*WHAT IS EXPECTED*. Show every line in the entries below where the word "this" appears.

(Code that draws figures)

━━━━

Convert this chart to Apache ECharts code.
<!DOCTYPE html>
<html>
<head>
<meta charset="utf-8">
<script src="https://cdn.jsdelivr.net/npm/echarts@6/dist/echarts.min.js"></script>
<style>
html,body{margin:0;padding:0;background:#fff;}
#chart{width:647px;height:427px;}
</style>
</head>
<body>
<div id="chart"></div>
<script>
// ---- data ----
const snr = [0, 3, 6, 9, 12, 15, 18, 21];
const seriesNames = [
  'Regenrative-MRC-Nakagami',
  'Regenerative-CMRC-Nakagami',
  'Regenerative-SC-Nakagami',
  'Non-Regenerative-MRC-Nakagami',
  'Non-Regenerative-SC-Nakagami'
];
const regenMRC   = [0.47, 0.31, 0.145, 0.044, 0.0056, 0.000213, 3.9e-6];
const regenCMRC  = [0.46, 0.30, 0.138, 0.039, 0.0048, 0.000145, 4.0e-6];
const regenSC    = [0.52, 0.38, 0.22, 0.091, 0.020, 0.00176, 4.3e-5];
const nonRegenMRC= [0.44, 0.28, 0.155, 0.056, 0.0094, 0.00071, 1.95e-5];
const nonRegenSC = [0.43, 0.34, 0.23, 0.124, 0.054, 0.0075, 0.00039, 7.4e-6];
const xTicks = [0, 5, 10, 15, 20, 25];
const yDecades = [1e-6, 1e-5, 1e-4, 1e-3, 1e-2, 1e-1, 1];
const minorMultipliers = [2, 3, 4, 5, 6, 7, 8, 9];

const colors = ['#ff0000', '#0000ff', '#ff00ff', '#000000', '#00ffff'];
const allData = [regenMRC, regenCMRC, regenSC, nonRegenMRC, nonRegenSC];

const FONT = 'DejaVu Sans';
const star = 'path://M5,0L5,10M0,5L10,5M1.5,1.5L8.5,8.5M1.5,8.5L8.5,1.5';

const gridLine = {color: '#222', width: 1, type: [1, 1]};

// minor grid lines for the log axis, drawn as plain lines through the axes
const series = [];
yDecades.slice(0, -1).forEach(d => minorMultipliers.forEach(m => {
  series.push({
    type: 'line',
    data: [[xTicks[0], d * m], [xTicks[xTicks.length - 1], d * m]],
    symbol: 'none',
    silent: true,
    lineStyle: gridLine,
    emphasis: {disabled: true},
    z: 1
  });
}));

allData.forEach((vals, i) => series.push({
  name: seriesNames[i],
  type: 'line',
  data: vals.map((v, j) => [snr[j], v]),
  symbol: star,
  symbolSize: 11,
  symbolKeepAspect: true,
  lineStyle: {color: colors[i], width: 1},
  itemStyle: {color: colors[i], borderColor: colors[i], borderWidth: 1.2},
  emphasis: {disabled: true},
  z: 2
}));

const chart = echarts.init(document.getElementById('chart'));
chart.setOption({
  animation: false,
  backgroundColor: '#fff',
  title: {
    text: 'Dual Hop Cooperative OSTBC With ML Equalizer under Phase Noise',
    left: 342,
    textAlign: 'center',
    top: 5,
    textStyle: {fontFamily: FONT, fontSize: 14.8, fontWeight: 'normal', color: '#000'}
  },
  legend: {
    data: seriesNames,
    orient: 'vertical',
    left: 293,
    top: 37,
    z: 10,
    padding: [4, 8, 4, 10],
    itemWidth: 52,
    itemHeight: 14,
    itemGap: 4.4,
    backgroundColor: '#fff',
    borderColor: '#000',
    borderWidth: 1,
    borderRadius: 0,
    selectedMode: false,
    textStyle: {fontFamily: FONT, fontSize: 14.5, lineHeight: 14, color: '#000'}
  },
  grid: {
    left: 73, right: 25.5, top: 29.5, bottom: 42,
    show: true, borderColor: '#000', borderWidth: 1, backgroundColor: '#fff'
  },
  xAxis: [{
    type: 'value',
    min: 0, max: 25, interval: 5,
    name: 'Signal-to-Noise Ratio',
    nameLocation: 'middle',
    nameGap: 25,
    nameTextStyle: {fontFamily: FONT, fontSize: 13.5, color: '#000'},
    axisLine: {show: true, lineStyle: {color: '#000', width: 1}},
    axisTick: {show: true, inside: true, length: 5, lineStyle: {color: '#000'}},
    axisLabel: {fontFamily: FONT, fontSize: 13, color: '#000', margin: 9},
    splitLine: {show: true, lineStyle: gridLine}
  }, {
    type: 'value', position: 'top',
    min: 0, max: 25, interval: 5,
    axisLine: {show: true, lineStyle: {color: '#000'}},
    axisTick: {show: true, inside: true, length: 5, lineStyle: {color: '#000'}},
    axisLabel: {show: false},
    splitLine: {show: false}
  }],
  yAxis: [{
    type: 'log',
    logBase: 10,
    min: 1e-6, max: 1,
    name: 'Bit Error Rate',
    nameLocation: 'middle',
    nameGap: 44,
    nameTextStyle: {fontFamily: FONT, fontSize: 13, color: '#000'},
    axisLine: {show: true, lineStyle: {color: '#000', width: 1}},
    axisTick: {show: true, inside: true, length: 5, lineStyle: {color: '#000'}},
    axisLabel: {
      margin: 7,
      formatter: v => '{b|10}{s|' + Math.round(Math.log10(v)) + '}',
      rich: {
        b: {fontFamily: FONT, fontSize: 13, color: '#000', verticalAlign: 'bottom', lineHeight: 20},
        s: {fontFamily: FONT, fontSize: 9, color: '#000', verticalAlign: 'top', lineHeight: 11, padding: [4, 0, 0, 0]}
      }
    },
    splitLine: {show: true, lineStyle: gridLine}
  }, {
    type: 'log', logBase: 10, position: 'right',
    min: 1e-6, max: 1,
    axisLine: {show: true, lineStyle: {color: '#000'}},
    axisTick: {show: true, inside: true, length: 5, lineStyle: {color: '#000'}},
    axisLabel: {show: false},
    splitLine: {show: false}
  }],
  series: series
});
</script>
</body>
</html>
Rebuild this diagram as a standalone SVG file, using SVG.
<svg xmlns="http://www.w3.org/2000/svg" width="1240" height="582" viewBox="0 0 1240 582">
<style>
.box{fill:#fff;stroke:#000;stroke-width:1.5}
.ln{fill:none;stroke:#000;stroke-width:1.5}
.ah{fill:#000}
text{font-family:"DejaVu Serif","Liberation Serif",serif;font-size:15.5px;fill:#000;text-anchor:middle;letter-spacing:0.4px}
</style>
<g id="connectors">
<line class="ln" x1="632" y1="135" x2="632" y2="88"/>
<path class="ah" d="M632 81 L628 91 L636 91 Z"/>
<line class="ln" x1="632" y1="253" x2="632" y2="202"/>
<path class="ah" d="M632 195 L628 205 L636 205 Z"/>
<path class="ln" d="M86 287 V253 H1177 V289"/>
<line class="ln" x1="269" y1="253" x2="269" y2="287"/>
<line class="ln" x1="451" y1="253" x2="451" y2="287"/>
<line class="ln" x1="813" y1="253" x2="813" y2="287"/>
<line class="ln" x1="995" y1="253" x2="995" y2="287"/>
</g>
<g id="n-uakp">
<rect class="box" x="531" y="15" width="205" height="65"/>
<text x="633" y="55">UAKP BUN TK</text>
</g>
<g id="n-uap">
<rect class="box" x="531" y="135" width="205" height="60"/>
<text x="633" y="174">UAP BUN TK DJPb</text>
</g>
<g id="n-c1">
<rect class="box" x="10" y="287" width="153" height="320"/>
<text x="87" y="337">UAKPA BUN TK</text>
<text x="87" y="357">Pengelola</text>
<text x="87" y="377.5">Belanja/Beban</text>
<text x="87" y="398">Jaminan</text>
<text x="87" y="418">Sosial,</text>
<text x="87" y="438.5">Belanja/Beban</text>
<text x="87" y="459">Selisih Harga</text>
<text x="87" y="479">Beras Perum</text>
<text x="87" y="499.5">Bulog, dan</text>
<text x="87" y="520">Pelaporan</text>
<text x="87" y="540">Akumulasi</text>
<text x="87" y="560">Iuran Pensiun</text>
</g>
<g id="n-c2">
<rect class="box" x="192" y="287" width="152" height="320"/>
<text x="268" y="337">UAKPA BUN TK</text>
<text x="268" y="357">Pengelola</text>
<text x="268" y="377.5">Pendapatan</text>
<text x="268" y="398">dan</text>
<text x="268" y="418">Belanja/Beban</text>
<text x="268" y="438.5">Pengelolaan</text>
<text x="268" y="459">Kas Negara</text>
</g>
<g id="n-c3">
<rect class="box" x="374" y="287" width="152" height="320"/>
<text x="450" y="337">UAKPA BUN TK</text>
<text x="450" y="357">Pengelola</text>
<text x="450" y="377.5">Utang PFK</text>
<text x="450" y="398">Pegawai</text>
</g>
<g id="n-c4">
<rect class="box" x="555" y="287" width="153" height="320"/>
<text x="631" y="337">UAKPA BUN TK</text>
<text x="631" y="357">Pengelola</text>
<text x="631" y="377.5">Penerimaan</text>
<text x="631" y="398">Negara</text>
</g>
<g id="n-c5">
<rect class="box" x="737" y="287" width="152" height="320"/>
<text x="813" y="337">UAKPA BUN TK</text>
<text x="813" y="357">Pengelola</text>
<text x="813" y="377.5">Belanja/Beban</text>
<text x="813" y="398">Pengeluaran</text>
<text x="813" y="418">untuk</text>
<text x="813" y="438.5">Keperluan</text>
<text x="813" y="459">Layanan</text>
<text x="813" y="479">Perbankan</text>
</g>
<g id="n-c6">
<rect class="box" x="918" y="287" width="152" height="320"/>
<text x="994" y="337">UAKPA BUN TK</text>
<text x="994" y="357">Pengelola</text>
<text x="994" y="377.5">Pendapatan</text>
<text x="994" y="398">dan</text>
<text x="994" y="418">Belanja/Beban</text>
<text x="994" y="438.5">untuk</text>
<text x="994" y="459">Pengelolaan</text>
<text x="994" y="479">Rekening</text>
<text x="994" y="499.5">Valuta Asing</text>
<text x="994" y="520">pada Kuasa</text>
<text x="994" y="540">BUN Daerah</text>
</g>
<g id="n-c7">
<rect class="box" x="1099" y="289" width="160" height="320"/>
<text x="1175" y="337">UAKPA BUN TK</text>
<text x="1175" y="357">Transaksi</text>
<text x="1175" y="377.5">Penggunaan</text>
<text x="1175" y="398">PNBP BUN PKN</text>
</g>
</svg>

━━━━

*RESULT*.
Convert this chart to Apache ECharts code.
Rebuild this diagram as a standalone SVG file, using SVG.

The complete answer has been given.